Real trees smell better, support local tree farms, and cost less upfront ($50-100 for a 6-7 footer) but need watering and dispose of needles for 4-6 weeks. Artificial trees cost more upfront ($200-1,200) but pay back over 5-8 years, set up identically every year, and pre-lit versions skip the worst part of decorating. The break-even point is roughly 5 years; households who want minimum hassle and consistency lean artificial, households who value the seasonal ritual lean real.
How many ornaments do I need for my Christmas tree?
Plan for roughly 20 ornaments per vertical foot of tree for a moderately-decorated look, or 30 per foot for a heavily-decorated traditional look. A 7-foot tree wants ~140 ornaments at the moderate density. A modern minimalist look uses 10-15 per foot. Mix ornament sizes — 60% medium (3-4 inches), 30% large (5-6 inches), 10% small filler (1-2 inches) — to avoid a uniformly busy look.
What's the best Christmas tree shape for my space?
Most rooms suit a standard full-shape tree (Fraser, Douglas, or Noble fir). For narrow corners, choose a slim or pencil tree at 60-65% of standard width. For high ceilings (10+ ft), a flocked or Sequoia variety with strong vertical proportion looks more substantial. For homes with pets or small children, a tabletop tree at 3-4 feet on a console is safer than a full tree at floor level.
When should I take down my Christmas tree?

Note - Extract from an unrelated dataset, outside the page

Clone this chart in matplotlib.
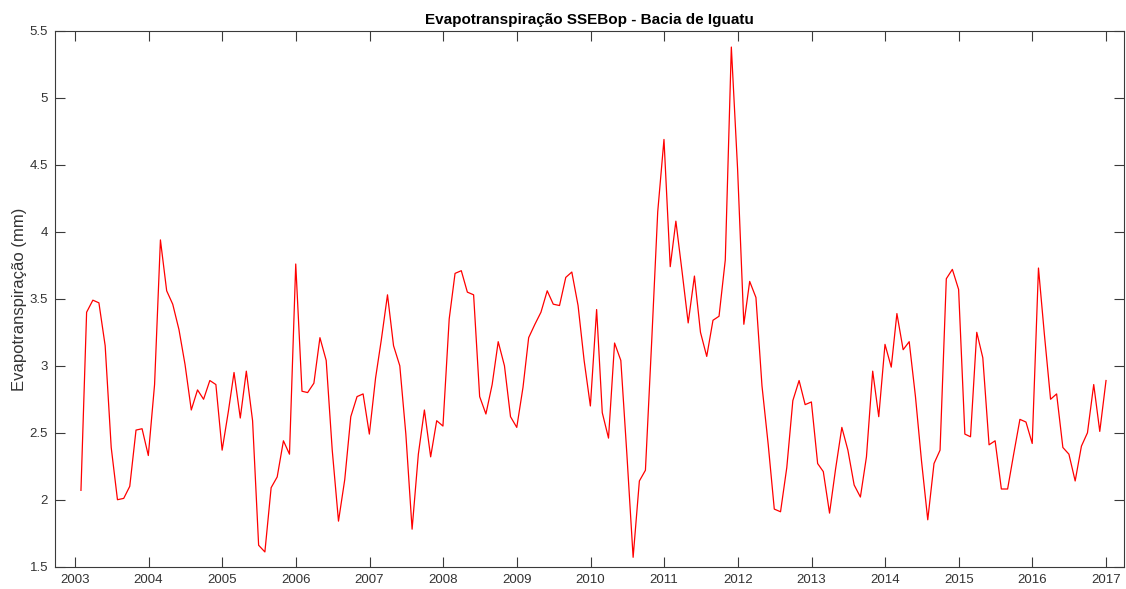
import matplotlib
matplotlib.use("Agg")
import matplotlib.pyplot as plt
import matplotlib.dates as mdates
from matplotlib.ticker import FuncFormatter
import pandas as pd
from datetime import datetime

# Monthly SSEBop evapotranspiration, Iguatu basin (Jan 2003 - Dec 2016, month ends)
start_month = "2003-01-31"
n_months = 168
et_2003 = [2.07, 3.40, 3.49, 3.47, 3.15, 2.39, 2.00, 2.01, 2.10, 2.52, 2.53, 2.33]
et_2004 = [2.86, 3.94, 3.56, 3.46, 3.27, 3.01, 2.67, 2.82, 2.75, 2.89, 2.86, 2.37]
et_2005 = [2.66, 2.95, 2.61, 2.96, 2.59, 1.66, 1.61, 2.09, 2.17, 2.44, 2.34, 3.76]
et_2006 = [2.81, 2.80, 2.87, 3.21, 3.04, 2.37, 1.84, 2.15, 2.62, 2.77, 2.79, 2.49]
et_2007 = [2.91, 3.19, 3.53, 3.15, 3.00, 2.49, 1.78, 2.34, 2.67, 2.32, 2.59, 2.55]
et_2008 = [3.35, 3.69, 3.71, 3.55, 3.53, 2.77, 2.64, 2.86, 3.18, 3.00, 2.62, 2.54]
et_2009 = [2.84, 3.21, 3.31, 3.40, 3.56, 3.46, 3.45, 3.66, 3.70, 3.45, 3.04, 2.70]
et_2010 = [3.42, 2.65, 2.46, 3.17, 3.04, 2.34, 1.57, 2.14, 2.22, 3.18, 4.15, 4.69]
et_2011 = [3.74, 4.08, 3.70, 3.32, 3.67, 3.25, 3.07, 3.34, 3.37, 3.79, 5.38, 4.47]
et_2012 = [3.31, 3.63, 3.51, 2.85, 2.41, 1.93, 1.91, 2.24, 2.74, 2.89, 2.71, 2.73]
et_2013 = [2.27, 2.21, 1.90, 2.23, 2.54, 2.37, 2.11, 2.02, 2.32, 2.96, 2.62, 3.16]
et_2014 = [2.99, 3.39, 3.12, 3.18, 2.77, 2.29, 1.85, 2.27, 2.37, 3.65, 3.72, 3.57]
et_2015 = [2.49, 2.47, 3.25, 3.06, 2.41, 2.44, 2.08, 2.08, 2.34, 2.60, 2.58, 2.42]
et_2016 = [3.73, 3.24, 2.75, 2.79, 2.39, 2.34, 2.14, 2.40, 2.50, 2.86, 2.51, 2.89]

et_values = (et_2003 + et_2004 + et_2005 + et_2006 + et_2007 + et_2008 + et_2009
             + et_2010 + et_2011 + et_2012 + et_2013 + et_2014 + et_2015 + et_2016)
dates = pd.date_range(start_month, periods=n_months, freq="ME")

year_ticks = list(range(2003, 2018))
y_ticks = [1.5, 2, 2.5, 3, 3.5, 4, 4.5, 5, 5.5]

title_text = "Evapotranspiração SSEBop - Bacia de Iguatu"
ylabel_text = "Evapotranspiração (mm)"

plt.rcParams["font.family"] = ["Liberation Sans", "DejaVu Sans"]
axis_gray = "#3a3a3a"
text_gray = "#333333"

fig = plt.figure(figsize=(11.26, 5.89), dpi=100)
ax = fig.add_axes([0.0488, 0.0379, 0.9494, 0.9095])

ax.plot(dates, et_values, color="#ff0000", linewidth=0.9)

ax.set_xlim(datetime(2002, 9, 24), datetime(2017, 3, 30))
ax.set_ylim(1.5, 5.5)
ax.set_xticks([datetime(y, 1, 1) for y in year_ticks])
ax.xaxis.set_major_formatter(mdates.DateFormatter("%Y"))
ax.set_yticks(y_ticks)
ax.yaxis.set_major_formatter(FuncFormatter(lambda v, p: f"{v:g}"))

ax.tick_params(axis="both", direction="in", length=7.2, width=0.8,
               color=axis_gray, labelcolor=text_gray, labelsize=9.5,
               top=True, right=True, pad=5)
for s in ax.spines.values():
    s.set_color(axis_gray)
    s.set_linewidth(0.8)

ax.set_title(title_text, fontsize=11, fontweight="bold", color="#000000", pad=5)
ax.set_ylabel(ylabel_text, fontsize=12, color=text_gray, labelpad=2)

fig.savefig("out.png", dpi=100)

Twelfth Night (January 5-6, depending on tradition) is the traditional end-of-Christmas date in Western Christianity and remains the most common time to take a tree down. Real trees typically last 4-6 weeks with regular watering before drying out becomes a fire risk; if your tree went up the weekend after Thanksgiving, January 5 is roughly the maximum safe duration. Artificial trees can stay up longer but most households still time their removal to early January.